● **Exercise objective**: Quote exactly the lines spanning from the top of the data below to the line that contains "const FL = 31;", including both.

● **Given information**:
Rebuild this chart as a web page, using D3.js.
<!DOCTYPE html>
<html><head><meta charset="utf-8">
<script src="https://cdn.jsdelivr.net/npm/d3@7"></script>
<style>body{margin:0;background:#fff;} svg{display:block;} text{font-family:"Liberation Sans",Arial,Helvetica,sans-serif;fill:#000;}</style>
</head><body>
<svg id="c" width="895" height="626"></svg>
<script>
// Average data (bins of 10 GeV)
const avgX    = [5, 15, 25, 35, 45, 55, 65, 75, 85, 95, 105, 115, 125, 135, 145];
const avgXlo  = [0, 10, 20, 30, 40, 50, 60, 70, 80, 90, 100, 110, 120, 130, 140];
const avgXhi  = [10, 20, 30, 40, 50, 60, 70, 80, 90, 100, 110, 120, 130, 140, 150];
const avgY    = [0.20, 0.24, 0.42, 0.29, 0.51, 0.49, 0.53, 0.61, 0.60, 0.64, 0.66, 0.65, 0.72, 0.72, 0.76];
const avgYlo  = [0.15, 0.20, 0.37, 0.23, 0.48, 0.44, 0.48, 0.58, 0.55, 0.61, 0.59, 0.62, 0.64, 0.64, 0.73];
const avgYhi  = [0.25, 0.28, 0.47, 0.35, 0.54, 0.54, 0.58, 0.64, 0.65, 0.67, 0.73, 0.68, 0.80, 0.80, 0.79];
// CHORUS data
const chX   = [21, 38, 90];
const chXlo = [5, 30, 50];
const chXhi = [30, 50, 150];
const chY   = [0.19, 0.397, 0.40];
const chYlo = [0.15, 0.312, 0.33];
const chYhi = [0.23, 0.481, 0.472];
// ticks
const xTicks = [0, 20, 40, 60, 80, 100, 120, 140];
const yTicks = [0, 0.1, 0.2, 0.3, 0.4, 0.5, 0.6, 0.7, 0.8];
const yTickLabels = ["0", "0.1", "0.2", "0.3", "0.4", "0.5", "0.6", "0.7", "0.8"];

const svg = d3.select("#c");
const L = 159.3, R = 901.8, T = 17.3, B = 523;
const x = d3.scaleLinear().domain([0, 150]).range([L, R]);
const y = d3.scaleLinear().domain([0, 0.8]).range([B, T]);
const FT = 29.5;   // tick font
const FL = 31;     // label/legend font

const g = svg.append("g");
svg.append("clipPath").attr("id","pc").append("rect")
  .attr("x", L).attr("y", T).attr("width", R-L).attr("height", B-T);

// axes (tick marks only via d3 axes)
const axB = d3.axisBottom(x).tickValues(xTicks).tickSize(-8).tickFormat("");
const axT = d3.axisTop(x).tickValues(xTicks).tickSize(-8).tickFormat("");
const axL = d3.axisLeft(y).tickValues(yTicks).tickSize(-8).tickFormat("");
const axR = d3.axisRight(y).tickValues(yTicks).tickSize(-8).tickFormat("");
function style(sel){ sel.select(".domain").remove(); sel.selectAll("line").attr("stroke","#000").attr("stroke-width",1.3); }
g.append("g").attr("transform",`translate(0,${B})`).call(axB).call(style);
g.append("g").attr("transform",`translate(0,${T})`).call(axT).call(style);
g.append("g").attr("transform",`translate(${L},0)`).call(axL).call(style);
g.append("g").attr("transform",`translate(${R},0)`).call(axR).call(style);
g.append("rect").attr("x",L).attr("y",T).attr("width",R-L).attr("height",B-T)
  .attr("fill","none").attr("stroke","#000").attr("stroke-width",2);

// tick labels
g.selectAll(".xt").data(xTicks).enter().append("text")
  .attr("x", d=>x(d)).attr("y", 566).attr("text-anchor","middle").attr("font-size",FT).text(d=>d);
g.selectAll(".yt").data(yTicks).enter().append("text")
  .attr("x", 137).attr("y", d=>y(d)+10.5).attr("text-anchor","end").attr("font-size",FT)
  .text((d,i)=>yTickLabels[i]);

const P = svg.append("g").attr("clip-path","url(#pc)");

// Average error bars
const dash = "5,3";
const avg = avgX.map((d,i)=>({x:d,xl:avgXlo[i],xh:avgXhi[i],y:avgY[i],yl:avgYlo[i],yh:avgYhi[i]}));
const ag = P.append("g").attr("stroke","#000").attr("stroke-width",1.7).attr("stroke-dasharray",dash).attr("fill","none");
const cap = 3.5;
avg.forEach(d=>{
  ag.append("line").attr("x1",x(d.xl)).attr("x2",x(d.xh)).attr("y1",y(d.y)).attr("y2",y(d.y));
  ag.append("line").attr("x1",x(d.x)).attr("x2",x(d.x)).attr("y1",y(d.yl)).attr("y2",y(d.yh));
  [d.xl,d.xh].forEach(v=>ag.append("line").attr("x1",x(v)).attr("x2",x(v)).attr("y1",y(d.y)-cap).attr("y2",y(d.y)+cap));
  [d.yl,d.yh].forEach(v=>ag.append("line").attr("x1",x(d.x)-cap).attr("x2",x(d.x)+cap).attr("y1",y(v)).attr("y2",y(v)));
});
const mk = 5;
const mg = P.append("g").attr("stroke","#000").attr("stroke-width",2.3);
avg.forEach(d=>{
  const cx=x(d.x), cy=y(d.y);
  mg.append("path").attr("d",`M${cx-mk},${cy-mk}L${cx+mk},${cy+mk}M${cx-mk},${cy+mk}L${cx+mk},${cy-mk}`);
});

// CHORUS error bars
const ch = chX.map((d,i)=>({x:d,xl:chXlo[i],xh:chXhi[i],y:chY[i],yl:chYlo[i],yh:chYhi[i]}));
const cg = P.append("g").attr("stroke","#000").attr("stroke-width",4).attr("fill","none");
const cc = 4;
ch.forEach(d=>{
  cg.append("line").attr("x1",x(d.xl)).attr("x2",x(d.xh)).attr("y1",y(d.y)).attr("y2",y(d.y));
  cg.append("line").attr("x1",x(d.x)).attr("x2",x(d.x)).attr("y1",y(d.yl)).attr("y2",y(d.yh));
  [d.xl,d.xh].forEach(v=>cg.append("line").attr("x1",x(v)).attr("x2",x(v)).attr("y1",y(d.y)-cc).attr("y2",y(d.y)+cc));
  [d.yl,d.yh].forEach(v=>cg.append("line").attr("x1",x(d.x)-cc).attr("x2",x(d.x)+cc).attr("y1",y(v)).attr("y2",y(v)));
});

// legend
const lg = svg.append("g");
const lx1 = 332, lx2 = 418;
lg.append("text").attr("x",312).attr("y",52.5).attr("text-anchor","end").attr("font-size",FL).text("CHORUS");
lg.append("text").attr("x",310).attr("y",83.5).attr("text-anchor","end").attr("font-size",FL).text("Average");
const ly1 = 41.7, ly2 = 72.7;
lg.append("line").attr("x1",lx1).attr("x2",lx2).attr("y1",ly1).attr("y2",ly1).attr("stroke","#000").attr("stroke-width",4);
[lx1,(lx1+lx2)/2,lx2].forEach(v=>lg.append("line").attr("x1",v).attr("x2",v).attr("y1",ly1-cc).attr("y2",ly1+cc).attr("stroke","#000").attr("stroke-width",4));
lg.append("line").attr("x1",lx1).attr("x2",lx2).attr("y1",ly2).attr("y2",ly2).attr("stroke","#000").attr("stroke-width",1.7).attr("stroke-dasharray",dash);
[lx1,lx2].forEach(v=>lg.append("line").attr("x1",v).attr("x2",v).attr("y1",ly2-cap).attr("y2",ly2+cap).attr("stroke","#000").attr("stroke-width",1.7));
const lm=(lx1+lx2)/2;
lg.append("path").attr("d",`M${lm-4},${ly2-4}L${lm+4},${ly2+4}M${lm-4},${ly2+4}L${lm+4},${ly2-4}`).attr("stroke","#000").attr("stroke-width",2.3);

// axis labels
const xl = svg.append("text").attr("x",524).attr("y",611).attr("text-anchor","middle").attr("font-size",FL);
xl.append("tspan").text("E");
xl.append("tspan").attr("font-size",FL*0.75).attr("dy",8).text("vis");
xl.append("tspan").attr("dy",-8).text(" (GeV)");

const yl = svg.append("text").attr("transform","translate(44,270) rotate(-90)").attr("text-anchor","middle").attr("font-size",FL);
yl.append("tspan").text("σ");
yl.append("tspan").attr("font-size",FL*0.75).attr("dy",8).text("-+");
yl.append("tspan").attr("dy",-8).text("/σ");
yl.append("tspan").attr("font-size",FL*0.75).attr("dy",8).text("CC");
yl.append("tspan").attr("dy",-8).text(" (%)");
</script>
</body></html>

● **Written response**:
Rebuild this chart as a web page, using D3.js.
<!DOCTYPE html>
<html><head><meta charset="utf-8">
<script src="https://cdn.jsdelivr.net/npm/d3@7"></script>
<style>body{margin:0;background:#fff;} svg{display:block;} text{font-family:"Liberation Sans",Arial,Helvetica,sans-serif;fill:#000;}</style>
</head><body>
<svg id="c" width="895" height="626"></svg>
<script>
// Average data (bins of 10 GeV)
const avgX    = [5, 15, 25, 35, 45, 55, 65, 75, 85, 95, 105, 115, 125, 135, 145];
const avgXlo  = [0, 10, 20, 30, 40, 50, 60, 70, 80, 90, 100, 110, 120, 130, 140];
const avgXhi  = [10, 20, 30, 40, 50, 60, 70, 80, 90, 100, 110, 120, 130, 140, 150];
const avgY    = [0.20, 0.24, 0.42, 0.29, 0.51, 0.49, 0.53, 0.61, 0.60, 0.64, 0.66, 0.65, 0.72, 0.72, 0.76];
const avgYlo  = [0.15, 0.20, 0.37, 0.23, 0.48, 0.44, 0.48, 0.58, 0.55, 0.61, 0.59, 0.62, 0.64, 0.64, 0.73];
const avgYhi  = [0.25, 0.28, 0.47, 0.35, 0.54, 0.54, 0.58, 0.64, 0.65, 0.67, 0.73, 0.68, 0.80, 0.80, 0.79];
// CHORUS data
const chX   = [21, 38, 90];
const chXlo = [5, 30, 50];
const chXhi = [30, 50, 150];
const chY   = [0.19, 0.397, 0.40];
const chYlo = [0.15, 0.312, 0.33];
const chYhi = [0.23, 0.481, 0.472];
// ticks
const xTicks = [0, 20, 40, 60, 80, 100, 120, 140];
const yTicks = [0, 0.1, 0.2, 0.3, 0.4, 0.5, 0.6, 0.7, 0.8];
const yTickLabels = ["0", "0.1", "0.2", "0.3", "0.4", "0.5", "0.6", "0.7", "0.8"];

const svg = d3.select("#c");
const L = 159.3, R = 901.8, T = 17.3, B = 523;
const x = d3.scaleLinear().domain([0, 150]).range([L, R]);
const y = d3.scaleLinear().domain([0, 0.8]).range([B, T]);
const FT = 29.5;   // tick font
const FL = 31;     // label/legend font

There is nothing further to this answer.